Balance Structure and Nurture
This balance supports children and helps them feel secure. Your child needs you to be empathetic to his struggles and at the same time, needs to perceive you as strong enough to handle them. It is likely that you have increased structure at this time. Be sure to increase nurture right along with it. Watch where you set the bar of expectation and provide lots of support to succeed.
Provide Opportunities for Meaningful Family Work
Every part makes the whole. Miss a part, make a hole. Your children need to know they are vital to the family, especially in this season! When children have specific family responsibilities (roles/jobs, tasks), they feel part of something bigger than themselves. This helps your family stick together!
Encourage Others Around You
Like opportunities for meaningful family work, serving others helps children remember they are part of a big world, that they matter to this world and can make a difference in it. Think about ways your family can serve and encourage others during this time—then make it happen.
Look To The Future
This too shall pass. Be intentional to talk about the future! Use phrases like “when this passes” and “when you return to _______” as you talk about the future. Talk about plans for family and travel, plans for school and work—plan for life together in the future!
Care for Yourself
If relational support is the most powerful buffer in stressful times, we must care for ourselves. We cannot give what we do not possess. Prioritize sleep and physical activity, nutrition and hydration, daily. Disconnect from social media and the news for a stretch of time each day. Make time to pause and connect with significant others in your life. Pause to pray, reflect and meditate.

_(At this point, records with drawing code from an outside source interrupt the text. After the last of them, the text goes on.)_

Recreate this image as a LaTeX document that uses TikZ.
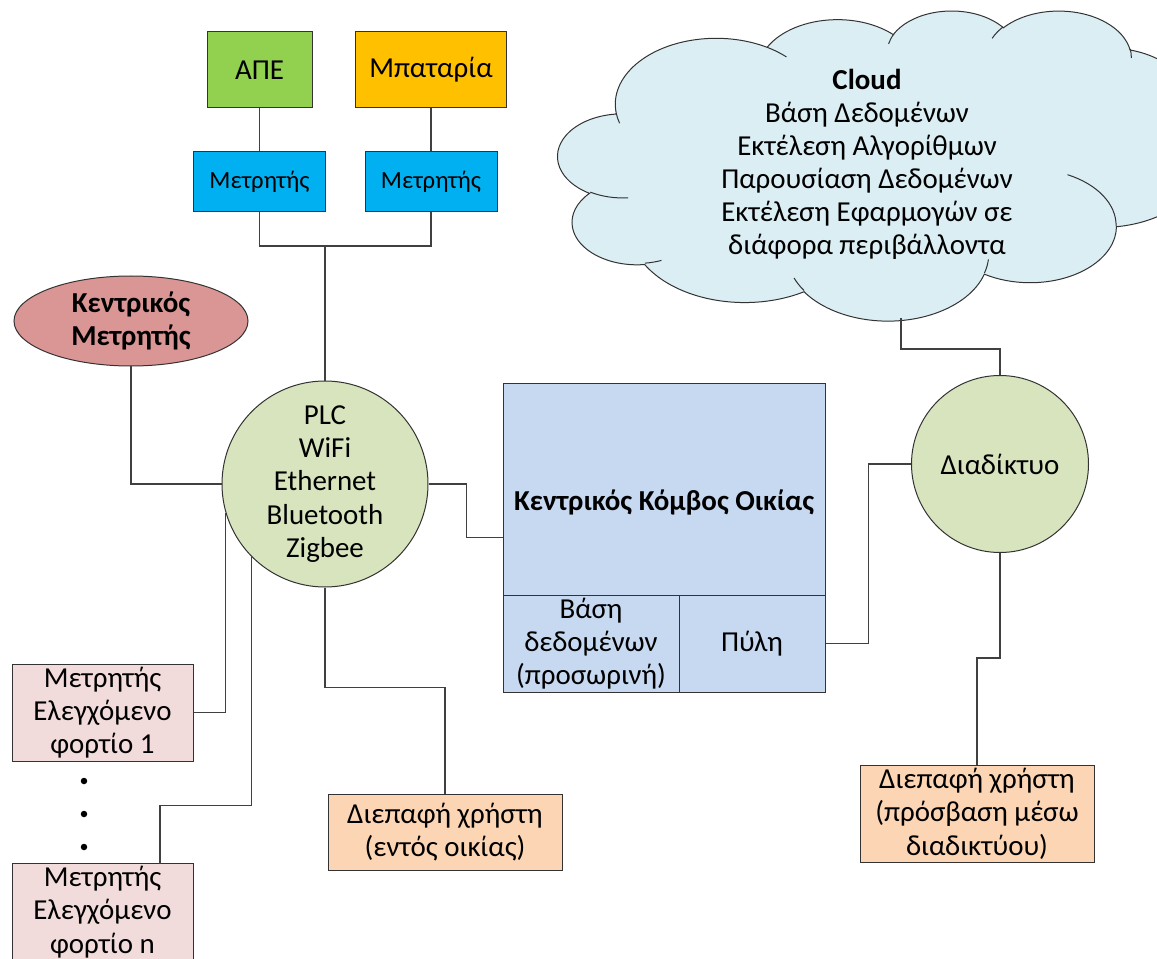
\documentclass[tikz,border=0pt]{standalone}
\usepackage{fontspec}
\setmainfont{Carlito}
\usetikzlibrary{calc,shapes.geometric}
\definecolor{apec}{HTML}{92D050}
\definecolor{batc}{HTML}{FFC000}
\definecolor{meterc}{HTML}{00B0F0}
\definecolor{kmc}{HTML}{DA9694}
\definecolor{circc}{HTML}{D7E4BD}
\definecolor{hubc}{HTML}{C6D9F1}
\definecolor{cloudc}{HTML}{DBEEF4}
\definecolor{uic}{HTML}{FCD5B5}
\definecolor{loadc}{HTML}{F2DCDB}
\definecolor{linec}{HTML}{404040}
\def\pp{*0.75pt}
\newcommand\cldarc[4]{%
  \pgfmathsetmacro\cldts{atan2((#1)*sin(#3),(#2)*cos(#3))}%
  \pgfmathsetmacro\cldte{atan2((#1)*sin((#3)+(#4)),(#2)*cos((#3)+(#4)))}%
  \pgfmathsetmacro\cldd{\cldte-\cldts}%
  \pgfmathsetmacro\cldd{ifthenelse((#4)>0,ifthenelse(\cldd<0,\cldd+360,\cldd),ifthenelse(\cldd>0,\cldd-360,\cldd))}%
  \pgfmathsetmacro\cldte{\cldts+\cldd}%
  \pgfpatharcaxes{\cldts}{\cldte}{\pgfpointxy{#1}{0}}{\pgfpointxy{0}{#2}}%
}
\begin{document}
\begin{tikzpicture}[x=0.75pt,y=-0.75pt,
  box/.style={draw=black!80, line width=0.75pt, inner sep=0pt, align=center,
    font=\fontsize{21.7}{25}\selectfont},
  smallbox/.style={box, font=\fontsize{18.5}{20}\selectfont},
  conn/.style={draw=linec, line width=0.9pt},
  dotnode/.style={circle, fill=black, inner sep=0pt, minimum size=6.5\pp}]
\clip (0,0) rectangle (1157,959);
\fill[white] (0,0) rectangle (1157,959);

% cloud
\begin{scope}[shift={(558,10)}, x=1.11979pt, y=-0.53819pt]
  \pgfsetlinewidth{0.75pt}
  \pgfsetstrokecolor{black!80}
  \pgfsetfillcolor{cloudc}
  \pgfpathmoveto{\pgfpointxy{39.00}{143.70}}
  \cldarc{67.53}{91.90}{-190.4875}{123.7805}
  \cldarc{53.33}{72.67}{-144.1024}{89.9452}
  \cldarc{43.65}{59.45}{-145.8079}{99.7230}
  \cldarc{48.57}{65.95}{-130.9861}{117.2417}
  \cldarc{53.33}{72.73}{-78.7089}{109.0269}
  \cldarc{67.75}{92.20}{-46.2673}{130.2690}
  \cldarc{57.85}{78.67}{0.6250}{114.0333}
  \cldarc{67.52}{92.15}{22.4516}{115.1726}
  \cldarc{77.20}{105.43}{66.2426}{75.7110}
  \cldarc{43.60}{59.18}{-274.9421}{146.7356}
  \cldarc{43.45}{59.45}{-246.8285}{152.5180}
  \pgfpathclose
  \pgfusepath{fill,stroke}
  \pgfpathmoveto{\pgfpointxy{46.93}{261.77}}\cldarc{43.45}{59.45}{86.7420}{26.4295}
  \pgfpathmoveto{\pgfpointxy{69.28}{348.99}}\cldarc{43.60}{59.18}{73.6105}{11.4475}
  \pgfpathmoveto{\pgfpointxy{164.78}{390.90}}\cldarc{67.52}{92.15}{137.6242}{14.0811}
  \pgfpathmoveto{\pgfpointxy{288.27}{347.51}}\cldarc{67.52}{92.15}{6.4533}{15.9984}
  \pgfpathmoveto{\pgfpointxy{341.29}{229.54}}\cldarc{57.85}{78.67}{-70.2924}{70.9174}
  \pgfpathmoveto{\pgfpointxy{417.98}{153.54}}\cldarc{53.33}{72.73}{30.3180}{27.7515}
  \pgfpathmoveto{\pgfpointxy{383.24}{54.26}}\cldarc{48.57}{65.95}{-13.7443}{14.8589}
  \pgfpathmoveto{\pgfpointxy{290.78}{39.52}}\cldarc{48.57}{65.95}{-149.1815}{18.1954}
  \pgfpathmoveto{\pgfpointxy{221.41}{47.20}}\cldarc{43.65}{59.45}{-163.4943}{17.6864}
  \pgfpathmoveto{\pgfpointxy{140.00}{51.92}}\cldarc{67.53}{91.90}{-66.7070}{12.3194}
  \pgfpathmoveto{\pgfpointxy{41.27}{157.89}}\cldarc{67.53}{91.90}{157.6544}{11.8582}
  \pgfusepath{stroke}
\end{scope}
\node[align=center, font=\fontsize{21.7}{24.75}\selectfont] (cloudtxt) at (867,164)
  {\textbf{Cloud}\\Βάση Δεδομένων\\Εκτέλεση Αλγορίθμων\\Παρουσίαση Δεδομένων\\Εκτέλεση Εφαρμογών σε\\διάφορα περιβάλλοντα};
\coordinate (cb) at (901,318);

% top sources
\node[box, fill=apec, minimum width=105\pp, minimum height=76\pp] (ape) at (259.5,70) {ΑΠΕ};
\node[box, fill=batc, minimum width=151\pp, minimum height=76\pp] (bat) at (431,70) {Μπαταρία};
\node[smallbox, fill=meterc, minimum width=132\pp, minimum height=60\pp] (ma) at (259.5,181.5) {Μετρητής};
\node[smallbox, fill=meterc, minimum width=132\pp, minimum height=60\pp] (mb) at (431,181.5) {Μετρητής};

% central meter
\node[box, ellipse, fill=kmc, minimum width=234\pp, minimum height=90\pp, inner sep=0pt, font=\fontsize{21.7}{25}\selectfont\bfseries] (km) at (131,321) {Κεντρικός\\Μετρητής};

% protocols circle
\node[box, circle, fill=circc, minimum size=206\pp] (plc) at (325,484) {PLC\\WiFi\\Ethernet\\Bluetooth\\Zigbee};

% hub
\node[box, fill=hubc, minimum width=322\pp, minimum height=309\pp] (hub) at (664,537.5) {};
\node[font=\fontsize{21.7}{25}\selectfont\bfseries] (hublbl) at (664,503) {Κεντρικός Κόμβος Οικίας};
\node[box, fill=hubc, minimum width=176\pp, minimum height=97\pp] (db) at (591,643.5) {Βάση\\δεδομένων\\(προσωρινή)};
\node[box, fill=hubc, minimum width=146\pp, minimum height=97\pp] (gw) at (752,643.5) {Πύλη};

% internet
\node[box, circle, fill=circc, minimum size=177\pp] (net) at (1000,464) {Διαδίκτυο};
\node[box, fill=uic, minimum width=234\pp, minimum height=97\pp] (ui2) at (977,813.5) {Διεπαφή χρήστη\\(πρόσβαση μέσω\\διαδικτύου)};

% home UI
\node[box, fill=uic, minimum width=234\pp, minimum height=76\pp] (ui1) at (445,832) {Διεπαφή χρήστη\\(εντός οικίας)};

% loads
\node[box, fill=loadc, minimum width=181\pp, minimum height=97\pp] (load1) at (102.5,712.5) {Μετρητής\\Ελεγχόμενο\\φορτίο 1};
\node[box, fill=loadc, minimum width=181\pp, minimum height=97\pp] (loadn) at (102.5,912) {Μετρητής\\Ελεγχόμενο\\φορτίο n};
\node[dotnode] (d1) at (84,781) {};
\node[dotnode] (d2) at (84,814) {};
\node[dotnode] (d3) at (84,847) {};
\coordinate (lnin) at (160,863.5);
\coordinate (j) at (325,246);

% connectors
\draw[conn] (ape.south) -- (ma.north);
\draw[conn] (bat.south) -- (mb.north);
\draw[conn] (ma.south) |- (j) -| (mb.south);
\draw[conn] (j) -- (plc.north);
\draw[conn] (km.south) |- (plc.west);
\draw[conn] (plc.east) -- ++(38,0) |- (hub.west);
\draw[conn] (plc.196) |- (load1.east);
\draw[conn] (plc.225) |- ($(lnin)+(0,-58)$) -- (lnin);
\draw[conn] (plc.south) -- ++(0,100) -| (ui1.north);
\draw[conn] (gw.east) -- ++(43,0) |- (net.west);
\draw[conn] (net.south) -- ++(0,105) -| (ui2.north);
\draw[conn] (cb) -- ++(0,31) -| (net.north);
\end{tikzpicture}
\end{document}
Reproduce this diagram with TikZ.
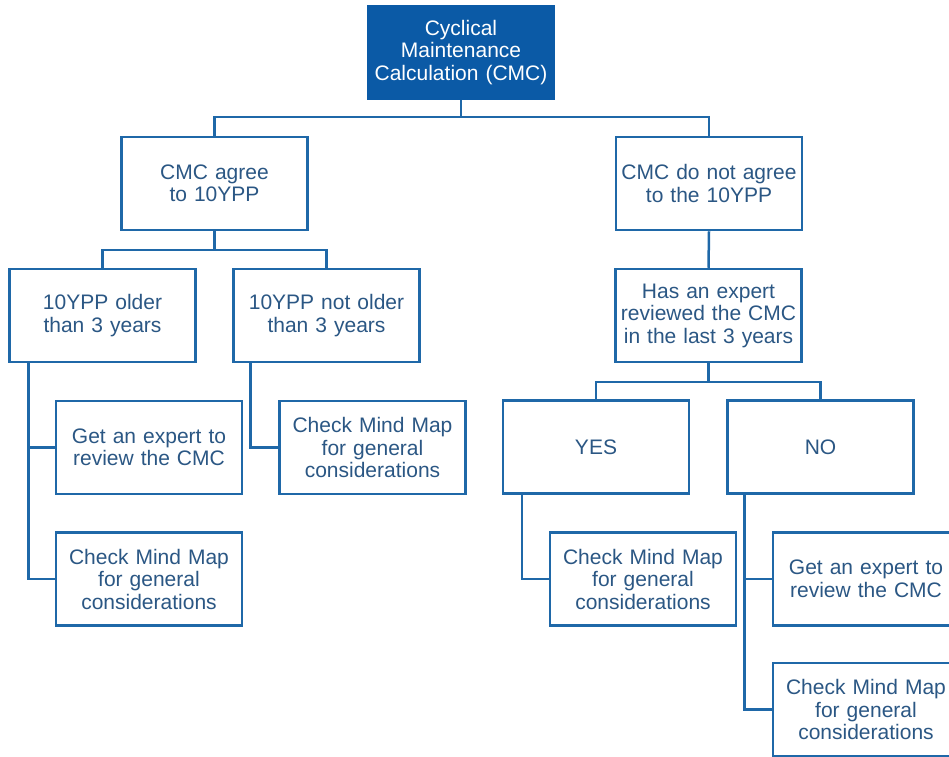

Our children are watching us—they will respond to this experience the way that we respond. As they watch us, may they see caregivers who choose connection first and while balancing “nurture and structure, may (we) say ‘Yes’ to what matters and ‘No’ to fear. May (we) always meet the need, without neglecting (our) own.” —Scott Watters
When they see us respond in this way, they will too. When they face the next hard thing in life, they will remember this time and how we made it through—and then with great resilience, they will too.